BEGIN MATERIAL
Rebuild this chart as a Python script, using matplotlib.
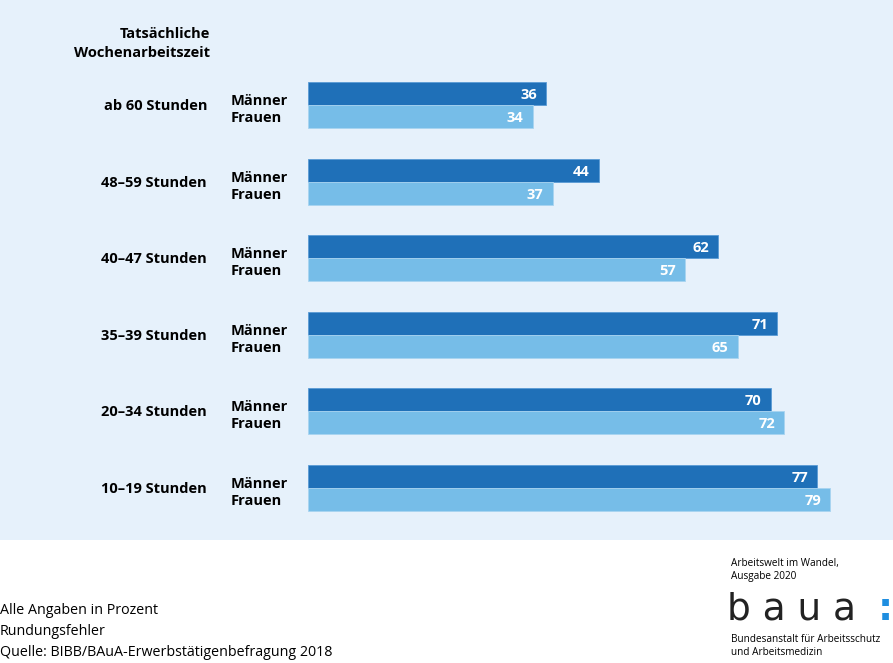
import matplotlib.pyplot as plt
from matplotlib.patches import Rectangle

categories = ['ab 60 Stunden', '48\u201359 Stunden', '40\u201347 Stunden',
              '35\u201339 Stunden', '20\u201334 Stunden', '10\u201319 Stunden']
maenner = [36, 44, 62, 71, 70, 77]
frauen = [34, 37, 57, 65, 72, 79]

W, H = 893, 663
dark = '#1f70b8'
light = '#76bde8'
bg = '#e6f1fb'
font = 'Open Sans'

fig = plt.figure(figsize=(W / 100, H / 100), dpi=100)
fig.patches.append(Rectangle((0, (H - 540) / H), 1, 540 / H, transform=fig.transFigure,
                             facecolor=bg, edgecolor='none', zorder=-5))

# bar axes: starts at x=308px, 6.61 px per percent
x0 = 308
ax = fig.add_axes([x0 / W, 0, (W - x0) / W, 1], zorder=2)
ax.set_xlim(0, (W - x0) / 6.61)
step = 76.6
ax.set_ylim((H - 105) / step, -105 / step)
ax.axis('off')
ax.patch.set_alpha(0)

y = list(range(len(categories)))
bh = 23 / step
px = 1 / step
ax.barh([i - bh / 2 for i in y], maenner, height=bh, color=dark, edgecolor='#5a9bd5', linewidth=0.6)
ax.barh([i + bh / 2 for i in y], frauen, height=bh, color=light, edgecolor='#a8d4f0', linewidth=0.6)

off = 9 / 6.61
for i in y:
    ax.text(maenner[i] - off, i - bh / 2 + 1.5 * px, str(maenner[i]), color='white', fontweight='bold',
            ha='right', va='center', fontsize=10.5, family=font)
    ax.text(frauen[i] - off, i + bh / 2 + 1.5 * px, str(frauen[i]), color='white', fontweight='bold',
            ha='right', va='center', fontsize=10.5, family=font)

# left labels, positioned from the same y scale (baselines)
for i in y:
    yc = ax.transData.transform((0, i + 5 * px))[1] / H
    ym = ax.transData.transform((0, i))[1] / H
    yf = ax.transData.transform((0, i + 17 * px))[1] / H
    fig.text(207 / W, yc, categories[i], ha='right', va='baseline', fontsize=10.5,
             fontweight='bold', family=font)
    fig.text(231 / W, ym, 'M\u00e4nner', ha='left', va='baseline', fontsize=10.5,
             fontweight='bold', family=font)
    fig.text(231 / W, yf, 'Frauen', ha='left', va='baseline', fontsize=10.5,
             fontweight='bold', family=font)

fig.text(210 / W, 1 - 38 / H, 'Tats\u00e4chliche', ha='right', va='baseline',
         fontsize=10.5, fontweight='bold', family=font)
fig.text(210 / W, 1 - 57 / H, 'Wochenarbeitszeit', ha='right', va='baseline',
         fontsize=10.5, fontweight='bold', family=font)

# footer notes
notes = ['Alle Angaben in Prozent', 'Rundungsfehler',
         'Quelle: BIBB/BAuA-Erwerbst\u00e4tigenbefragung 2018']
for k, line in enumerate(notes):
    fig.text(0, 1 - (614 + 21 * k) / H, line, ha='left', va='baseline', fontsize=10.3, family=font)

# logo block
fig.text(731 / W, 1 - 570 / H, 'Arbeitswelt im Wandel,\nAusgabe 2020', ha='left',
         va='center', fontsize=7.2, family=font, linespacing=1.3)
fig.text(727 / W, 1 - 610 / H, 'b a u a', ha='left', va='center', fontsize=27,
         family='DejaVu Sans', color='#222222')
fig.text(878 / W, 1 - 610 / H, ':', ha='left', va='center', fontsize=27,
         family='DejaVu Sans', fontweight='bold', color='#1f8ee0')
fig.text(731 / W, 1 - 646 / H, 'Bundesanstalt f\u00fcr Arbeitsschutz\nund Arbeitsmedizin',
         ha='left', va='center', fontsize=7.2, family=font, linespacing=1.3)

fig.savefig('out.png', dpi=100)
END MATERIAL
WRITTEN REQUEST → Only the lines from the top of the data through the line with "from matplotlib.patches import Rectangle" should be quoted, exactly and with both ends kept; skip the pictures.

OUTPUT OF THE EXERCISE →
Rebuild this chart as a Python script, using matplotlib.
import matplotlib.pyplot as plt
from matplotlib.patches import Rectangle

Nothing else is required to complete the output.